Low-Carbon Economy 'Makes Good Business Sense'
Low-carbon Economy 'makes Good Business Sense,' Ban Ki-moon Tells Investors
New York, Feb 14 2008 - Transitioning to a low-carbon economy will not only help to combat climate change, but also promises to bring huge returns for investors, Secretary-General Ban Ki-moon told global business leaders.
"You are here today because you recognize climate change as an opportunity as well as a threat," Mr. Ban told the large gathering at UN Headquarters in New York which brought together 450 participants, who together control $10-15 trillion in investment capital. "You understand that the shift to a low-carbon economy opens new revenue streams and creates new markets."
He urged the investors to lead efforts to finance the technological innovation necessary for a shift to a green economy.
"The carbon market makes good business sense - it has doubled in size to $60 billion in the past year alone - and it makes good moral sense," the Secretary-General, who has made climate change one of his top priorities since taking office last January, said at a dinner held last night.
The Investor Summit on Climate Risk, which was organized by the UN Fund for International Partnerships (UNFIP), the UN Foundation (UN Foundation) and Ceres, a network of investors and public interest groups that promotes green issues, aimed to provide a high-level forum for investment leaders to discuss the scale and urgency of climate change risks.
Attendees included leading institutional investors, financial services firms and United States state treasurers.
Alex Sink, the Chief Financial Officer of Florida, told reporters that his state is "at risk from climate change," but voiced his determination to tackle the issue.

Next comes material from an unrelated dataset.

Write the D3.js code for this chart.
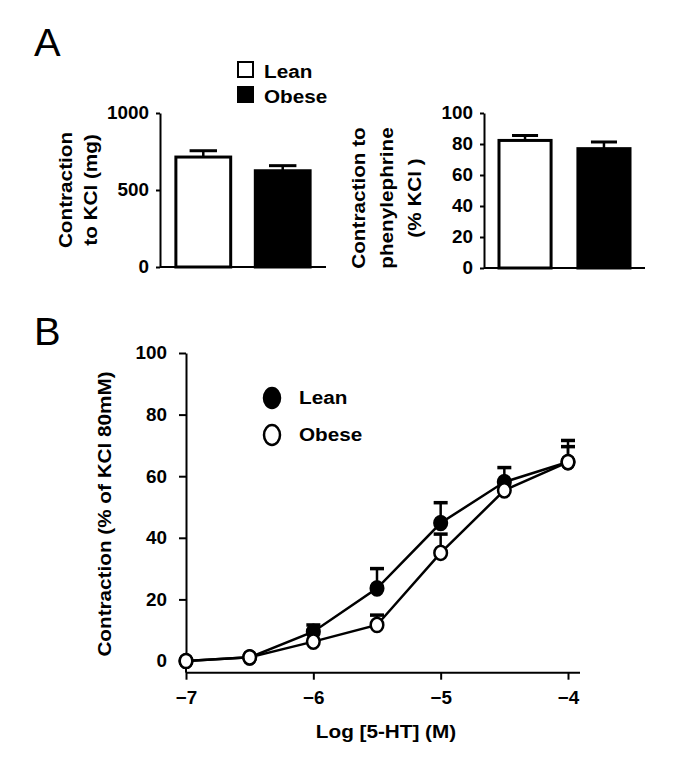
<!DOCTYPE html>
<html><head><meta charset="utf-8">
<script src="https://cdn.jsdelivr.net/npm/d3@7"></script>
<style>body{margin:0;background:#fff}text{font-family:"Liberation Sans",Arial,sans-serif}</style>
</head><body>
<script>
// ---- Data ----
const groups = ["Lean", "Obese"];
const kclMean = [714, 625];
const kclErr = [41, 33];
const pheMean = [82.3, 77];
const pheErr = [3.2, 4.3];
const logConc = [-7, -6.5, -6, -5.5, -5, -4.5, -4];
const leanMean = [0, 1.2, 9.5, 23.6, 44.8, 58.1, 64.6];
const leanErr = [0, 0, 2.2, 6.4, 6.6, 4.7, 7.0];
const obeseMean = [0, 1.2, 6.3, 11.7, 35.1, 55.4, 64.6];
const obeseErr = [0, 0, 0, 3.2, 6.1, 0, 5.0];
const kclTicks = [0, 500, 1000];
const pheTicks = [0, 20, 40, 60, 80, 100];
const crcYTicks = [0, 20, 40, 60, 80, 100];
const crcXTicks = [-7, -6, -5, -4];

const W = 685, H = 767;
const FS = 18.5, SX = 1.12, NSX = 1.02;
const svg = d3.select("body").append("svg").attr("width", W).attr("height", H);

function T(x, y, str, o = {}) {
  const g = svg.append("g").attr("transform",
    `translate(${x},${y}) rotate(${o.rot || 0}) scale(${o.sx || SX},1)`);
  const t = g.append("text").attr("text-anchor", o.anchor || "start")
    .attr("font-size", o.size || FS).attr("font-weight", o.weight || "bold").attr("fill", "#000");
  const lines = Array.isArray(str) ? str : [str];
  lines.forEach((l, i) => t.append("tspan").attr("x", 0).attr("dy", i === 0 ? 0 : (o.gap || 0)).text(l));
  return t;
}

function styleAxis(g) {
  g.selectAll(".domain").attr("stroke", "#000").attr("stroke-width", 2);
  g.selectAll(".tick line").attr("stroke", "#000").attr("stroke-width", 2);
  g.selectAll(".tick text").attr("font-size", FS).attr("font-weight", "bold").attr("fill", "#000")
   .attr("font-family", '"Liberation Sans",Arial,sans-serif')
   .each(function () {
     const s = d3.select(this); const x = +s.attr("x") || 0;
     s.attr("x", 0).attr("transform", `translate(${x},0) scale(${NSX},1)`);
   });
}

// Panel letters
T(34, 56, "A", {size: 38, weight: "normal", sx: 1.05});
T(34, 345, "B", {size: 38, weight: "normal", sx: 1.05});

// ---- Bar chart helper ----
function barChart(opts) {
  const {x0, x1, y0, y1, dom, ticks, means, errs, band} = opts;
  const y = d3.scaleLinear().domain(dom).range([y0, y1]);
  const x = d3.scaleBand().domain(groups).range([x0, x1]).paddingInner(band[0]).paddingOuter(band[1]);
  const g = svg.append("g");
  groups.forEach((k, i) => {
    const cx = x(k) + x.bandwidth() / 2;
    g.append("line").attr("x1", cx).attr("x2", cx).attr("y1", y(means[i])).attr("y2", y(means[i] + errs[i]))
      .attr("stroke", "#000").attr("stroke-width", 2.5);
    g.append("line").attr("x1", cx - x.bandwidth() * 0.25).attr("x2", cx + x.bandwidth() * 0.25)
      .attr("y1", y(means[i] + errs[i])).attr("y2", y(means[i] + errs[i]))
      .attr("stroke", "#000").attr("stroke-width", 3);
  });
  g.selectAll("rect.bar").data(groups).join("rect")
    .attr("x", d => x(d)).attr("width", x.bandwidth())
    .attr("y", (d, i) => y(means[i])).attr("height", (d, i) => y(0) - y(means[i]))
    .attr("fill", (d, i) => i === 0 ? "#fff" : "#000").attr("stroke", "#000").attr("stroke-width", 3);
  const ya = svg.append("g").attr("transform", `translate(${x0},0)`)
    .call(d3.axisLeft(y).tickValues(ticks).tickFormat(d3.format("d")).tickSize(4).tickSizeOuter(0).tickPadding(7));
  styleAxis(ya);
  svg.append("line").attr("x1", x0).attr("x2", x1).attr("y1", y(0)).attr("y2", y(0))
    .attr("stroke", "#000").attr("stroke-width", 2);
  return {x, y};
}

barChart({x0: 160, x1: 326, y0: 267, y1: 113, dom: [0, 1000], ticks: kclTicks,
  means: kclMean, errs: kclErr, band: [0.31, 0.2]});
barChart({x0: 484, x1: 645, y0: 268, y1: 113, dom: [0, 100], ticks: pheTicks,
  means: pheMean, errs: pheErr, band: [0.34, 0.19]});

// Panel A y labels
T(72, 190, ["Contraction", "to KCl (mg)"], {rot: -90, anchor: "middle", gap: 25});
T(365, 198, ["Contraction to", "phenylephrine", "(% KCl )"], {rot: -90, anchor: "middle", gap: 28});

// Panel A legend
groups.forEach((k, i) => {
  svg.append("rect").attr("x", 238).attr("y", 62 + i * 25).attr("width", 15).attr("height", 15)
    .attr("fill", i === 0 ? "#fff" : "#000").attr("stroke", "#000").attr("stroke-width", 2);
  T(264, 77.5 + i * 25, k);
});

// ---- Panel B ----
const xB = d3.scaleLinear().domain([-7, -4]).range([186, 568]);
const yB = d3.scaleLinear().domain([0, 100]).range([661, 353]);
const axisY = yB(-3.8);

const yAx = svg.append("g").attr("transform", `translate(186,0)`)
  .call(d3.axisLeft(yB).tickValues(crcYTicks).tickSize(7).tickSizeOuter(0).tickPadding(12));
styleAxis(yAx);
svg.append("line").attr("x1", 186).attr("x2", 186).attr("y1", yB(0)).attr("y2", axisY).attr("stroke", "#000").attr("stroke-width", 2);
const xAx = svg.append("g").attr("transform", `translate(0,${axisY})`)
  .call(d3.axisBottom(xB).tickValues(crcXTicks).tickFormat(d3.format("d")).tickSize(7).tickSizeOuter(0).tickPadding(11));
styleAxis(xAx);
xAx.select(".domain").attr("d", `M186,0H580`);

const series = [
  {name: "Lean", mean: leanMean, err: leanErr, fill: "#000"},
  {name: "Obese", mean: obeseMean, err: obeseErr, fill: "#fff"}
];
const line = d3.line().x(d => xB(d[0])).y(d => yB(d[1]));
series.forEach(s => {
  const pts = logConc.map((c, i) => [c, s.mean[i], s.err[i]]);
  const g = svg.append("g");
  g.append("path").datum(pts).attr("d", line).attr("fill", "none").attr("stroke", "#000").attr("stroke-width", 2.5);
  pts.filter(p => p[2] > 0).forEach(p => {
    g.append("line").attr("x1", xB(p[0])).attr("x2", xB(p[0])).attr("y1", yB(p[1])).attr("y2", yB(p[1] + p[2]))
      .attr("stroke", "#000").attr("stroke-width", 2.5);
    g.append("line").attr("x1", xB(p[0]) - 7).attr("x2", xB(p[0]) + 7).attr("y1", yB(p[1] + p[2])).attr("y2", yB(p[1] + p[2]))
      .attr("stroke", "#000").attr("stroke-width", 3.5);
  });
  s.g = g; s.pts = pts;
});
series.forEach(s => {
  s.g.selectAll("ellipse").data(s.pts).join("ellipse")
    .attr("cx", d => xB(d[0])).attr("cy", d => yB(d[1])).attr("rx", 6.3).attr("ry", 7.1)
    .attr("fill", s.fill).attr("stroke", "#000").attr("stroke-width", 2.5);
});

// Panel B legend
series.forEach((s, i) => {
  svg.append("ellipse").attr("cx", 272).attr("cy", 398 + i * 37).attr("rx", 8).attr("ry", 10)
    .attr("fill", s.fill).attr("stroke", "#000").attr("stroke-width", 2.5);
  T(299, 404 + i * 37, s.name);
});

// Panel B axis labels
T(111, 514, "Contraction (% of KCl 80mM)", {rot: -90, anchor: "middle"});
T(386, 738, "Log [5-HT] (M)", {anchor: "middle"});
</script>
</body></html>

"There is a financial imperative and it grew out of an environmental concern," he noted.
The Treasurer of California underscored the strong links between environmental sustainability and profitability.
"We have to be clean, green and sustainable," Bill Lockyer said at the same press briefing.
Yesterday, a three-day General Assembly event on climate change wrapped up with the body's President Srgjan Kerim emphasizing the importance of global partnerships and the need to define a clear global strategy to stemming the impacts of global warming.